(CBS4) – Charlie Sheen made the surprise announcement that he has been infected with HIV for about four years, yet emphasized that he does not have AIDS, and that his overall health is actually good. And that, in itself, gives you a pretty reasonable snapshot of today’s world of HIV and AIDS compared to a little over a decade or two ago.
First, a few things to clear up: Sheen is infected with HIV, which stands for Human Immunodeficiency Virus — but at this stage the virus is being suppressed in his system with medication.
Untreated, HIV can progress into full blown disease, namely AIDS, or Acquired Immunodeficiency Syndrome — where the immune system is destroyed by the virus and death soon follows.
So here’s how this disease has changed over the past decades, and why Charlie Sheen can sit and talk about feeling healthy, and the likelihood of a long life. It all has to do with education and major advances in the treatment of HIV.

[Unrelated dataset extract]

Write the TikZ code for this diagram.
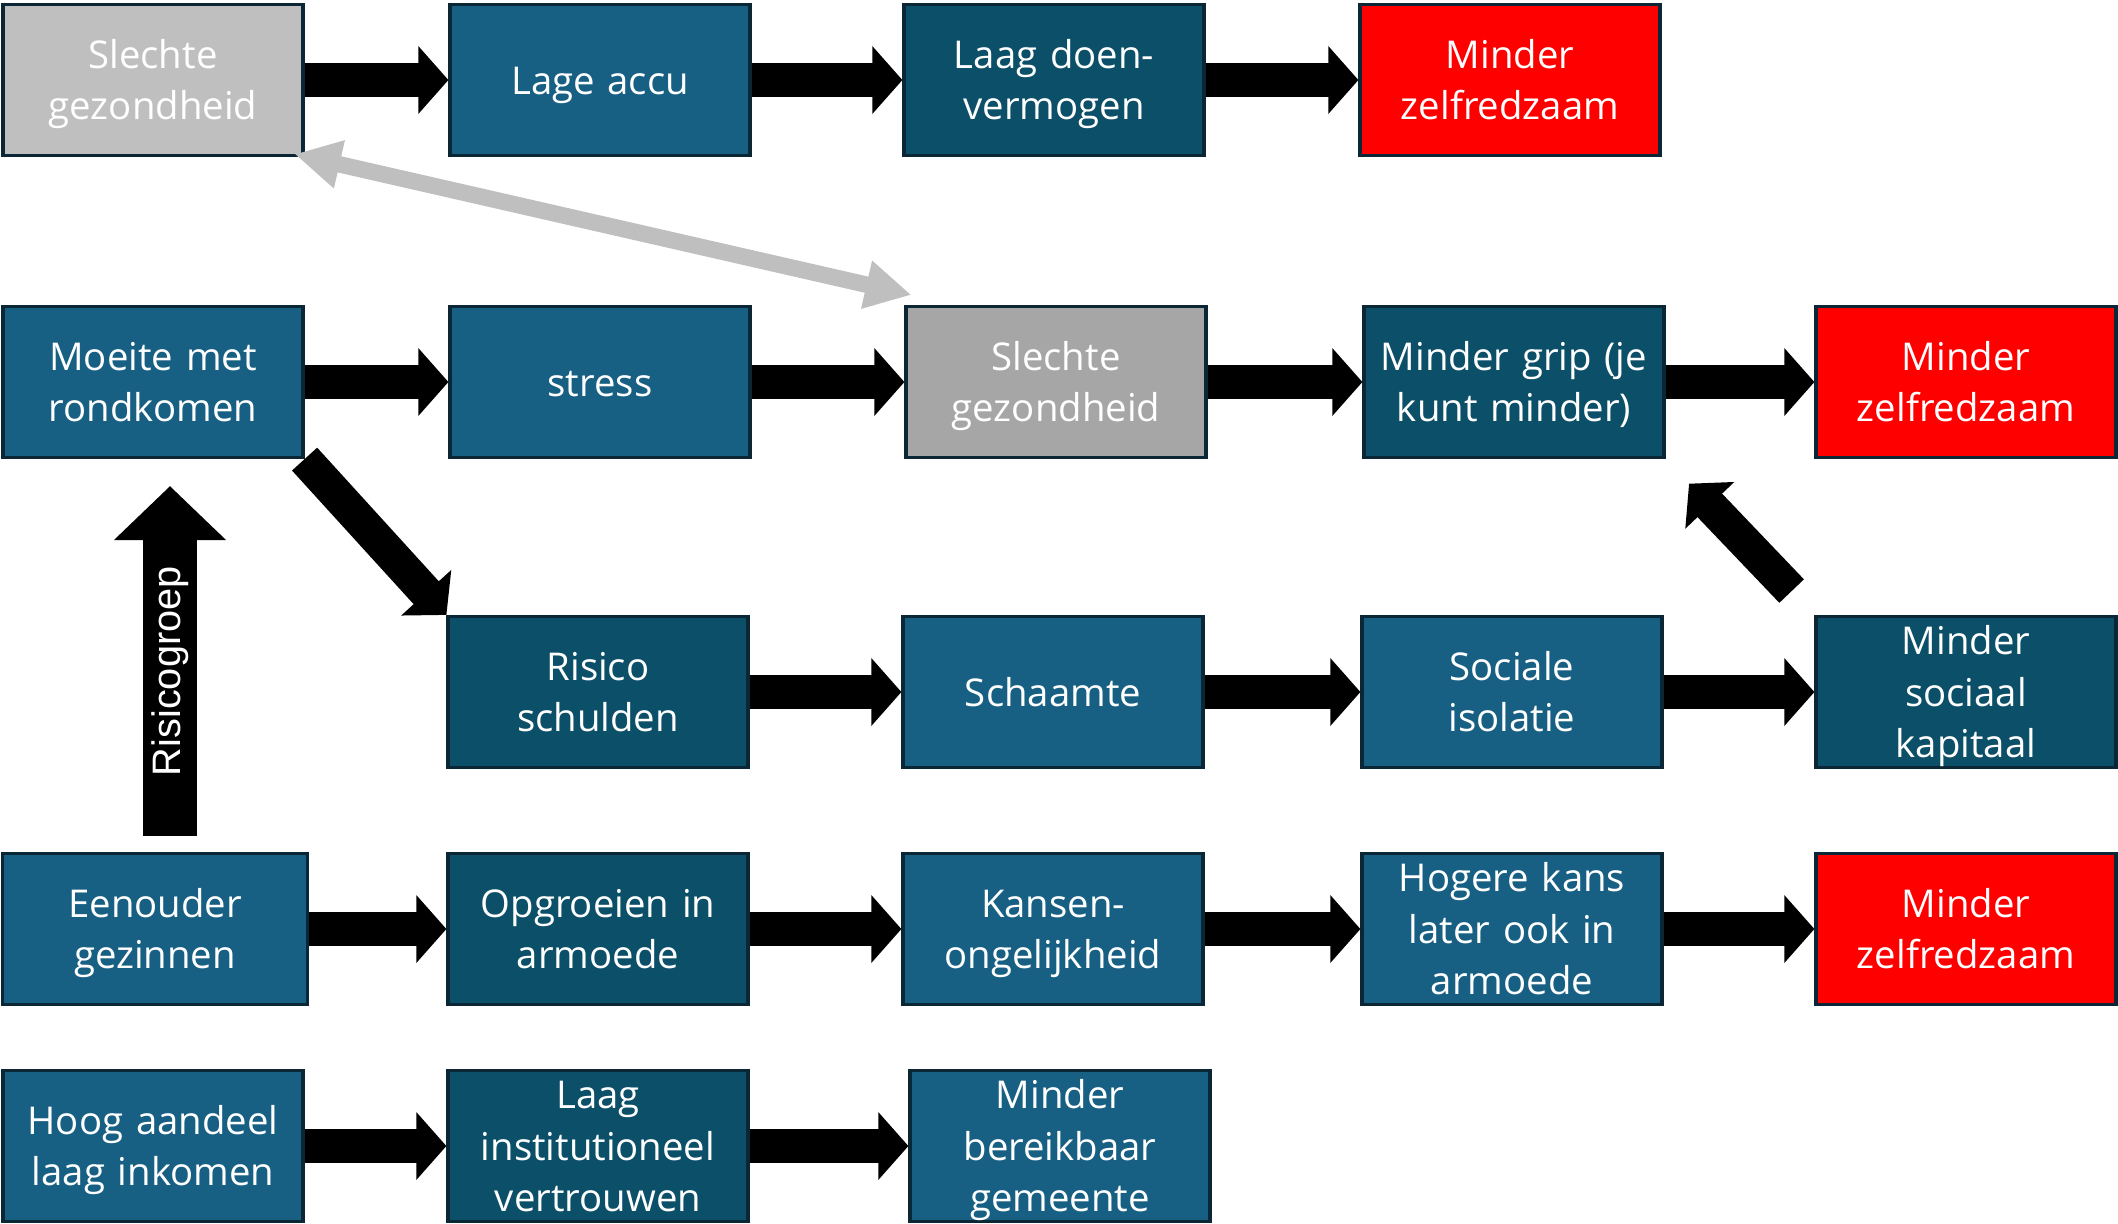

In the early 1980s, contracting HIV was essentially a death sentence. Our treatments were poor, and lifespan after diagnosis was often measured in months. By the year 2000, better treatment could mean an average life expectancy of age 56. By 2007, that life expectancy jumped to an average of 71.4 years.

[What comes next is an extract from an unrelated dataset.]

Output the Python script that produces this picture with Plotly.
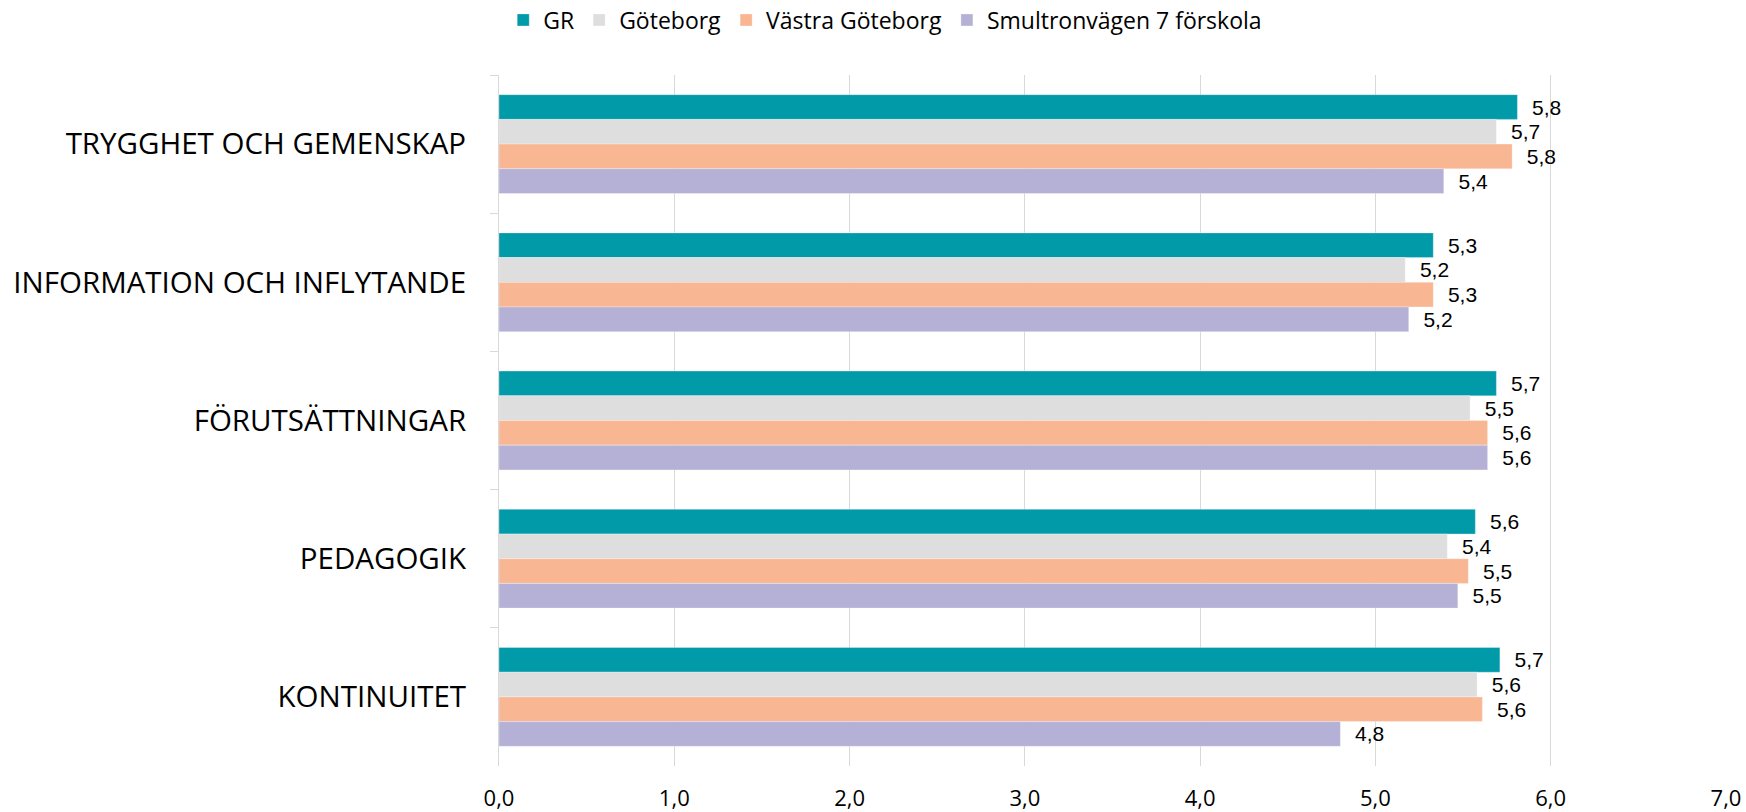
import plotly.graph_objects as go

categories = ["TRYGGHET OCH GEMENSKAP", "INFORMATION OCH INFLYTANDE",
              "FÖRUTSÄTTNINGAR", "PEDAGOGIK", "KONTINUITET"]
series_names = ["GR", "Göteborg", "Västra Göteborg", "Smultronvägen 7 förskola"]
gr = [5.81, 5.33, 5.69, 5.57, 5.71]
goteborg = [5.69, 5.17, 5.54, 5.41, 5.58]
vastra = [5.78, 5.33, 5.64, 5.53, 5.61]
smultron = [5.39, 5.19, 5.64, 5.47, 4.80]
tick_vals = [0, 1, 2, 3, 4, 5, 6, 7]

colors = ["#009AA9", "#DEDEDE", "#F8B692", "#B5B0D5"]
values = [gr, goteborg, vastra, smultron]

fig = go.Figure()
for name, vals, col in zip(series_names, values, colors):
    fig.add_trace(go.Bar(
        y=categories, x=vals, name=name, orientation="h",
        marker=dict(color=col, line=dict(color="rgba(255,255,255,0.6)", width=0.5)),
        texttemplate="\u00a0\u00a0%{x:.1f}", textposition="outside",
        textfont=dict(family="Liberation Sans, Arial", size=21, color="#000000"),
        cliponaxis=False,
    ))

fig.update_layout(
    width=1746, height=812,
    barmode="group", bargap=0.285, bargroupgap=0,
    separators=", ",
    plot_bgcolor="white", paper_bgcolor="white",
    margin=dict(l=499, r=20, t=75, b=46, autoexpand=False),
    font=dict(family="Open Sans", color="#000000"),
    legend=dict(orientation="h", xref="container", yref="container",
                x=0.507, xanchor="center", y=1 - 20 / 812, yanchor="middle",
                font=dict(family="Open Sans", size=23, color="#000000"),
                traceorder="normal"),
    xaxis=dict(range=[0, 7], tickvals=tick_vals, tickformat=".1f",
               showgrid=True, gridcolor="#D9D9D9", gridwidth=1,
               zeroline=False, showline=False, ticks="",
               ticklabelstandoff=17,
               tickfont=dict(family="Open Sans", size=22, color="#000000")),
    yaxis=dict(autorange="reversed", showline=True, linecolor="#D9D9D9", linewidth=1,
               ticks="outside", tickson="boundaries", ticklen=8, tickcolor="#D9D9D9",
               ticklabelstandoff=26, showgrid=False,
               tickfont=dict(family="Open Sans", size=29.5, color="#000000")),
)

fig.write_html("out.html", config={"displayModeBar": False},
               post_script="document.body.style.margin='0';document.body.style.overflow='hidden';")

I need to point out that those numbers are not as high in those who share needles to take drugs, and in people of color.
HIV is spread in a number of ways: through semen, blood, vaginal fluid, sharing needles, pregnancy, and breast feeding. Note, therefore, it can be spread through either homosexual and heterosexual activity, as well as other ways.
So what are the takeaways — the real messages here?

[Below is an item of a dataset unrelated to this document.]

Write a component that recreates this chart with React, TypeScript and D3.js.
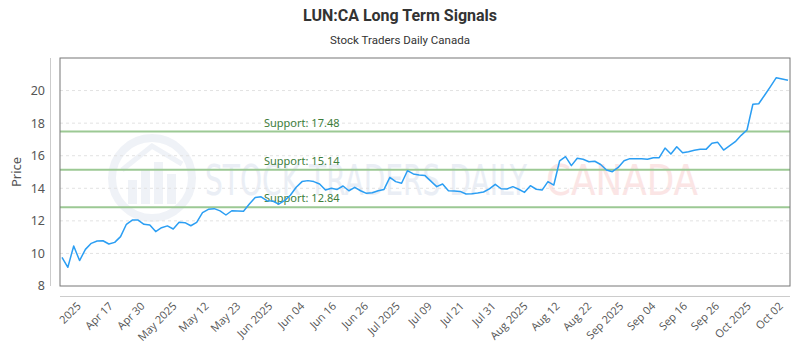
import React from "react";
import * as d3 from "d3";

// Daily closes (trading days, Apr 2025 -> Oct 2025)
const prices = [
  9.76, 9.15, 10.46, 9.56, 10.25, 10.62, 10.76, 10.78, 10.58, 10.68,
  11.03, 11.79, 12.05, 12.05, 11.79, 11.75, 11.34, 11.58, 11.69, 11.5,
  11.91, 11.89, 11.7, 11.91, 12.5, 12.71, 12.75, 12.61, 12.36, 12.62,
  12.61, 12.59, 13.03, 13.44, 13.48, 13.24, 13.22, 13.03, 13.24, 13.57,
  14.06, 14.41, 14.47, 14.41, 14.26, 13.89, 14.0, 13.93, 14.14, 13.85,
  14.06, 13.85, 13.69, 13.73, 13.85, 13.93, 14.67, 14.41, 14.31, 15.08,
  14.88, 14.82, 14.78, 14.44, 14.1, 14.26, 13.85, 13.83, 13.81, 13.65,
  13.67, 13.71, 13.77, 13.96, 14.24, 13.97, 13.96, 14.1, 13.94, 13.75,
  14.16, 13.94, 13.89, 14.41, 14.2, 15.69, 15.94, 15.39, 15.84, 15.78,
  15.63, 15.66, 15.46, 15.12, 15.02, 15.28, 15.69, 15.82, 15.82, 15.82,
  15.78, 15.88, 15.88, 16.47, 16.1, 16.55, 16.18, 16.25, 16.33, 16.39,
  16.39, 16.76, 16.82, 16.35, 16.6, 16.86, 17.25, 17.58, 19.16, 19.19,
  19.71, 20.24, 20.79, 20.71, 20.63,
];

const xLabels = [
  "2025", "Apr 17", "Apr 30", "May 2025", "May 12", "May 23", "Jun 2025",
  "Jun 04", "Jun 16", "Jun 26", "Jul 2025", "Jul 09", "Jul 21", "Jul 31",
  "Aug 2025", "Aug 12", "Aug 22", "Sep 2025", "Sep 04", "Sep 16", "Sep 26",
  "Oct 2025", "Oct 02",
];

const yTicks = [8, 10, 12, 14, 16, 18, 20];
const gridTicks = [10, 12, 14, 16, 18, 20];
const supports = [17.48, 15.14, 12.84];

const W = 800;
const H = 350;
const plot = { left: 60, right: 790, top: 58, bottom: 286 };

export default function App() {
  const x = d3.scaleLinear().domain([0, prices.length - 1]).range([62, 788]);
  const y = d3.scaleLinear().domain([8, 22]).range([plot.bottom, plot.top]);
  const xl = d3.scalePoint<string>().domain(xLabels).range([79, 781]);

  const line = d3.line<number>()
    .x((_, i) => x(i))
    .y(d => y(d));

  const font = "'Open Sans', sans-serif";

  return (
    <svg width={W} height={H} style={{ position: "absolute", left: 0, top: 0, background: "#fff" }}>
      {/* Title */}
      <text x={400} y={21} textAnchor="middle" fontFamily="Roboto, sans-serif" fontWeight="bold" fontSize={16} fill="#333">
        LUN:CA Long Term Signals
      </text>
      <text x={400} y={44} textAnchor="middle" fontFamily="Roboto, sans-serif" fontSize={11.5} fill="#333">
        Stock Traders Daily Canada
      </text>

      {/* Watermark */}
      <g opacity={0.9}>
        <circle cx={152} cy={178} r={40} fill="none" stroke="#eef1f7" strokeWidth={8} />
        <rect x={128} y={180} width={9} height={24} fill="#eef1f7" />
        <rect x={141} y={170} width={9} height={34} fill="#eef1f7" />
        <rect x={154} y={162} width={9} height={42} fill="#eef1f7" />
        <rect x={167} y={174} width={9} height={30} fill="#eef1f7" />
        <path d="M122,170 L152,146 L182,164" fill="none" stroke="#eef1f7" strokeWidth={5} />
        <text x={205} y={195} fontFamily="'DejaVu Sans', sans-serif" fontSize={42} fill="#e8edf5"
          textLength={322} lengthAdjust="spacingAndGlyphs">
          STOCK TRADERS DAILY
        </text>
        <text x={546} y={195} fontFamily="'DejaVu Sans', sans-serif" fontSize={42} fill="#fbe3e3"
          textLength={152} lengthAdjust="spacingAndGlyphs">
          CANADA
        </text>
      </g>

      {/* Grid */}
      {gridTicks.map(t => (
        <line key={t} x1={plot.left} x2={plot.right} y1={y(t)} y2={y(t)}
          stroke="#e2e2e2" strokeDasharray="3,3" />
      ))}

      {/* Support lines */}
      {supports.map(s => (
        <g key={s}>
          <line x1={plot.left} x2={plot.right} y1={y(s)} y2={y(s)} stroke="#9cc994" strokeWidth={2} />
          <text x={264} y={y(s) - 5} fontFamily="'Noto Sans', sans-serif" fontSize={11} fill="#3d7d3a">
            {`Support: ${s.toFixed(2)}`}
          </text>
        </g>
      ))}

      {/* Price line */}
      <path d={line(prices) ?? ""} fill="none" stroke="#2b9ef3" strokeWidth={1.5} strokeLinejoin="round" />

      {/* Plot box */}
      <rect x={plot.left} y={plot.top} width={plot.right - plot.left} height={plot.bottom - plot.top}
        fill="none" stroke="#777" strokeWidth={1} />

      {/* Y axis */}
      <line x1={50.5} x2={50.5} y1={plot.top} y2={plot.bottom} stroke="#ccc" />
      {yTicks.map(t => (
        <text key={t} x={45} y={y(t)} dy="0.35em" textAnchor="end" fontFamily="'Noto Sans', sans-serif"
          fontSize={12.5} fill="#555">
          {t}
        </text>
      ))}
      <text transform={`translate(21,${(plot.top + plot.bottom) / 2}) rotate(-90)`} textAnchor="middle"
        fontFamily="'Noto Sans', sans-serif" fontSize={13} fill="#555">
        Price
      </text>

      {/* X axis */}
      <line x1={plot.left} x2={plot.right} y1={296.5} y2={296.5} stroke="#ccc" />
      {xLabels.map(l => (
        <text key={l} transform={`translate(${xl(l)},304) rotate(-45)`} textAnchor="end" dy="0.35em"
          fontFamily={font} fontSize={11} fill="#555">
          {l}
        </text>
      ))}
    </svg>
  );
}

First is to be tested for the virus — It’s estimated that about 1.2 million Americans have HIV, but one in eight don’t (approximately 13 percent) don’t know it. There is a link to testing guidelines at the end of the page.
Second, if positive, be treated — Once again, the medications are so much more effective that’s it is possible to keep the number of HIV particles in the bloodstream at barely detectible levels. But … new medications don’t give a license to a reckless lifestyle — about one in four new cases are being detected in teens.
Third, condoms and safe sexual practices are a must.
Fourth, talk to your partners and your loved ones — Your partners deserve to know your status and your family and friends can be your support, especially in light of the stigma that often accompanies this infection.
Number five: know there are preventive regimens — If your lifestyle isn’t what it could be, as well as a quick treatment available if you have a onetime high-risk exposure.
Good luck to Charlie Sheen, as well as the other 1.2 million Americans who battle this virus. The outlook is much improved, but it’s not perfect.